President
Obama has left the golf courses of Hawaii. Our little wannabe despot is back and he's on a warpath. His target? America.
President Barack Obama bypassed the U.S. Senate and summarily installed Richard Cordray, the former Ohio attorney general, as director of the Consumer Financial Protection Bureau yesterday.
Hours later, Obama filled three vacancies on the National Labor Relations Board, possibly the only agency Republicans dislike more than the consumer bureau.
The White House called these “recess appointments,” even though Congress technically wasn’t in recess. In doing so, the president is playing with fire. He risks an election-year legal challenge that could hamstring the consumer bureau and several other financial regulators whose pending confirmations will probably now stall. The president’s authority -- and that of future executives -- to fill administration posts without Senate approval may be limited by the courts. We think Obama risks too much to make what is largely a political point -- that he, more than the Republican Party, stands by American workers and consumers.
Source: Bloomberg
And here's the rub:
The Constitution clearly gives the president the power to make appointments when the Senate is in recess. The issue, then, is what makes a recess a recess? The Congressional Research Service in December said decades of congressional practice and Justice Department opinions have backed the position that the Senate should be out of session for more than three days before the president can make a recess appointment.

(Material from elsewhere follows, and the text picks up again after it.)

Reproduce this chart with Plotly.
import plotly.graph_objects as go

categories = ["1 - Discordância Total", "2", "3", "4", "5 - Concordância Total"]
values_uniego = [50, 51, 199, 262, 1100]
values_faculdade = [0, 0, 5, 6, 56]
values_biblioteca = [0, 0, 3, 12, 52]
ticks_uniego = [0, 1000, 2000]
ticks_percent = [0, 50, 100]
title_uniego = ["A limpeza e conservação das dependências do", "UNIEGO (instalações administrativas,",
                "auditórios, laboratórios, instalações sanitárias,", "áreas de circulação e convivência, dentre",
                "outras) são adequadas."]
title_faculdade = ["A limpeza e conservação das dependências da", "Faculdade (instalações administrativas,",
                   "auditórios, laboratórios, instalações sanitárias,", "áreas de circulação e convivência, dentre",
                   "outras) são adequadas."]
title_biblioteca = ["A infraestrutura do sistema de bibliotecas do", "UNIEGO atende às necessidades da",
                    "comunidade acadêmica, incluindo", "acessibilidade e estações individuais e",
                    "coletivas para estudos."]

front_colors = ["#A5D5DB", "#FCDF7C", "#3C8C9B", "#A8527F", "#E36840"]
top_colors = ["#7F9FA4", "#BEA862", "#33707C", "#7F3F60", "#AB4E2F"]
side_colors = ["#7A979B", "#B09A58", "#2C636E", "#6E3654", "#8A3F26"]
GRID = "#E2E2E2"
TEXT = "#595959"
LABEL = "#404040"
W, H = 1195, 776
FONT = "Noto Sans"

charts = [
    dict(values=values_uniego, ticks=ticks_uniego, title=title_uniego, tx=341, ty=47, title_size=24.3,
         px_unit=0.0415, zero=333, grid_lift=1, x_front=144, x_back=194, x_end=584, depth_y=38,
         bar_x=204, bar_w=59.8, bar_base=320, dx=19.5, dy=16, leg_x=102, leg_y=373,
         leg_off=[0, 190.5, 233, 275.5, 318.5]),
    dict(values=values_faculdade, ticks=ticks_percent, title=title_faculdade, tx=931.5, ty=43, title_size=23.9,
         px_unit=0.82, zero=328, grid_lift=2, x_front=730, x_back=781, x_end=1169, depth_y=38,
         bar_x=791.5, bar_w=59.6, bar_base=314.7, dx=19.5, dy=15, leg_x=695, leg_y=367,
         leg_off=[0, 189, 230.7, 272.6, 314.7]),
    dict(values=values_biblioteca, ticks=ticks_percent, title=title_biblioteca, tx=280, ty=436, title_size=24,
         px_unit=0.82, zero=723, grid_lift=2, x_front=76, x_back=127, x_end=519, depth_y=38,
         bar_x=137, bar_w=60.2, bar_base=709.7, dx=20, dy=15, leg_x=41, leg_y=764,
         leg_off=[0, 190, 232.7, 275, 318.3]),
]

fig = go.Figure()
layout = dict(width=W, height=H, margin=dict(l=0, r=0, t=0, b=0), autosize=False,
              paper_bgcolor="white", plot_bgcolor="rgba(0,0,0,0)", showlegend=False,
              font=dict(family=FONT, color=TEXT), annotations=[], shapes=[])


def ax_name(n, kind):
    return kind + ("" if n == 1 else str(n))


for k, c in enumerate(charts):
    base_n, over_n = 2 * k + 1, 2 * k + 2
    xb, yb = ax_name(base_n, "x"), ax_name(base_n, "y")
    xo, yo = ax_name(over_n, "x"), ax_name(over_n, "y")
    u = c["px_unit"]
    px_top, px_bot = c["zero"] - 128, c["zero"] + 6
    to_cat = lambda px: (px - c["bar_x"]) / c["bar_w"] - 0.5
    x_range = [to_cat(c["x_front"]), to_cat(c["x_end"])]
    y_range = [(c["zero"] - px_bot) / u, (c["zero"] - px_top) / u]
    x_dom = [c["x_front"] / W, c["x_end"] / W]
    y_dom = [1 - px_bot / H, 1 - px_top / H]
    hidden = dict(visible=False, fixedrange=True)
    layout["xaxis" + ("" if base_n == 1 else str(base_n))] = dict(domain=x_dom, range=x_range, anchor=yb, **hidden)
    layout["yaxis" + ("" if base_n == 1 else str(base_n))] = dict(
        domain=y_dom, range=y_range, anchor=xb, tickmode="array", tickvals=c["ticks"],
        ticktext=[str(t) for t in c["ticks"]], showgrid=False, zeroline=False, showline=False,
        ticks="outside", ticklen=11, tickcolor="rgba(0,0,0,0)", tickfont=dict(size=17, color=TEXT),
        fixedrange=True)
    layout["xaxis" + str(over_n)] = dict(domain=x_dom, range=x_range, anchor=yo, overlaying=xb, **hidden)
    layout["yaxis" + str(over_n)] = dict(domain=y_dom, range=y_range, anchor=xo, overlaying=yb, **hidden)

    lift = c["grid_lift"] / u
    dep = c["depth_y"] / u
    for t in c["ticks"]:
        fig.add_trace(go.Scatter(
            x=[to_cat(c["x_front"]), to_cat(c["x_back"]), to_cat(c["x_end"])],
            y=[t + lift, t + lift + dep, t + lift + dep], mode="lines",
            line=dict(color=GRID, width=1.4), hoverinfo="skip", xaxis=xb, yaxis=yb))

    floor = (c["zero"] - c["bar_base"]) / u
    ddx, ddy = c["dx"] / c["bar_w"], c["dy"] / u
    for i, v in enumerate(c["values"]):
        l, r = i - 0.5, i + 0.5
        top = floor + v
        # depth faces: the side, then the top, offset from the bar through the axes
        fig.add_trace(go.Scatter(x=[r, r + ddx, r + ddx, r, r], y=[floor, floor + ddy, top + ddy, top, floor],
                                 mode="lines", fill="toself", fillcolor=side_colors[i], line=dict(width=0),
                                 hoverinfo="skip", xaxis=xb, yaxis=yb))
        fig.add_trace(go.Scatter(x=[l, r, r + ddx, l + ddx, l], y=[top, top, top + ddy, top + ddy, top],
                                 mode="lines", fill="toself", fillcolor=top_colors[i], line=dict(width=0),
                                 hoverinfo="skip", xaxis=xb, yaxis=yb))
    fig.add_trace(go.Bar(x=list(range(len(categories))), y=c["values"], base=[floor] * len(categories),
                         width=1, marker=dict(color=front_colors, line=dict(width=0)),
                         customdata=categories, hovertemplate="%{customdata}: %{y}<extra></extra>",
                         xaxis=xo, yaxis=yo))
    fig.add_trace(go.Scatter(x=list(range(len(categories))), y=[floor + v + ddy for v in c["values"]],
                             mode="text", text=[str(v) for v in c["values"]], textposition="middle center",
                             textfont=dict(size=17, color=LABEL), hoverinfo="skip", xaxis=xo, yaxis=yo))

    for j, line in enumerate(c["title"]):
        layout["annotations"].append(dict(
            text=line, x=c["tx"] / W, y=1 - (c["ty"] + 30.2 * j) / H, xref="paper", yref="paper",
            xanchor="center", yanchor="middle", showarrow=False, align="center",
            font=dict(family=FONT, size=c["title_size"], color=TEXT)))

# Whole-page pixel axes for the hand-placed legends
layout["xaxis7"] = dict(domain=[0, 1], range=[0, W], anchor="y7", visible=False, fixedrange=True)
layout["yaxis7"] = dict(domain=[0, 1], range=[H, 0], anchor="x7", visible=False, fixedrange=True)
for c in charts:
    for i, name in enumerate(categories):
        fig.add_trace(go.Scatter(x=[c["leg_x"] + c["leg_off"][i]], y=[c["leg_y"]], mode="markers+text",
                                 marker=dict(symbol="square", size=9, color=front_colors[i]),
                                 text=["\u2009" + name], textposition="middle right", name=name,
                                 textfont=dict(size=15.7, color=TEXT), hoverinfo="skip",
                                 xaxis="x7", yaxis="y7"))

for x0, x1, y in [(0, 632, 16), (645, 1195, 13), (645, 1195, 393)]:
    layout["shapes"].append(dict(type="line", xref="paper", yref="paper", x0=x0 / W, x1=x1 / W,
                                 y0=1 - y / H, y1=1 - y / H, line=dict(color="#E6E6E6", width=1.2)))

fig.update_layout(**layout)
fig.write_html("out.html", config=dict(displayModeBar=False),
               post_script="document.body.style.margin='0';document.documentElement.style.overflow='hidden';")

Lawmakers have resorted to holding so-called pro forma sessions every third day while Congress is out of town to block undesired appointments. Like much of what happens in Washington, the sessions are make-believe events in which the Senate is gaveled into business but conducts no real work. Senate Democrats during the second term of President George W. Bush were especially adept with this stratagem.
White House lawyers have concluded that the pro forma sessions don’t prevent Obama from making appointments. We think the president, who is making confrontation with congressional Republicans a major theme of his re-election effort, is choosing politics over principle, and playing dangerously with the Constitution’s checks and balances, in choosing to tell the Senate when it is and is not in session.
Source: Bloomberg
And here's how Obama stands to benefit by creating a political atmosphere that is even more divided and hostile than the one he has cultivated for three years:
The appointment, moreover, will surely heighten the clash between Obama and Congress over a full-year extension of the payroll-tax cut for workers and unemployment insurance for the jobless, endangering the recovery. The president also needs Congress’s cooperation on pending Federal Reserve Board and other bank-regulator nominations.